Cold and flu season is coming. Employees have probably already started asking off for holiday travel. Sometime in the next few months, you’re probably going to notice you have more staff calling in than usual. You want them to stay home when they’re sick, but you also need them to keep absenteeism to a minimum. There are things you can do to reduce the number of call-ins.
Formalize Your Attendance Policy
Spell out exactly what you expect. Answer the following questions:
- At what time are employees tardy?
- What types of absences will you approve? How should employees document them?
- What is the procedure for requesting an absence?
- How many absences do you consider excessive?
- What disciplinary action will you take if they exceed that number?
- What happens if someone is a “no show”? Are there emergency situations in which you’ll excuse an unscheduled absence or no call?
Put your attendance policy in the handbook, make it a part of new hire orientation and explain it in your next staff meeting.
Sometimes well-meaning employees show up when they’re just coming down with a cold or the flu. You disinfect the bathrooms, but what about other surfaces with which employees come into contact? Make antibacterial wipes available and encourage their use on keyboards, desktops and landlines.
Step back and look for places germs can hide. That candy basket on the breakroom table has been sitting there for months. Employees eat lunch then reach for a piece after touching their faces. The microwave handle, refrigerator door, coffee pot handle and vending machine buttons all need regular disinfection.

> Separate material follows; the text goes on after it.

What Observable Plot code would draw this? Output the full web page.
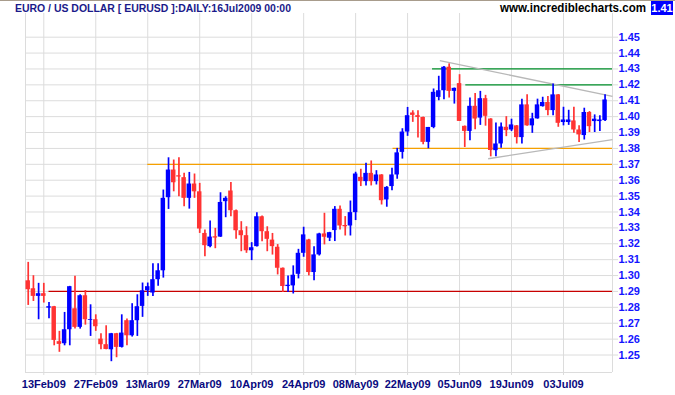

Think through the most common reasons your employees miss work and use that to incentivize attendance instead. If you know last year employees called in to get their Thanksgiving shopping done without the crowds, reward perfect attendance the rest of the month with a few hours of flex time to be used as needed. Enter employees who stayed healthy all winter in a raffle to win a massage or gym membership on January 1.
Keep Good Records
When someone calls in, document who it was and why. That might seem like a no-brainer, but you’d be surprised how many managers rely on their memory. It seems like Suzy’s chair was often empty, but they’re not sure exactly how many days she actually called in sick, how many she was just late and for which ones she claimed a last minute family emergency.
Documentation helps you spot trends. If you see Suzy calls in every Friday and Monday, you know the problem probably isn’t persistent infection. You’ll also notice those employees who never miss a day and deserve recognition.
Often having a formal plan and a reward system clarifies expectations and encourages attendance. Create yours now for employees that show up every day this fall.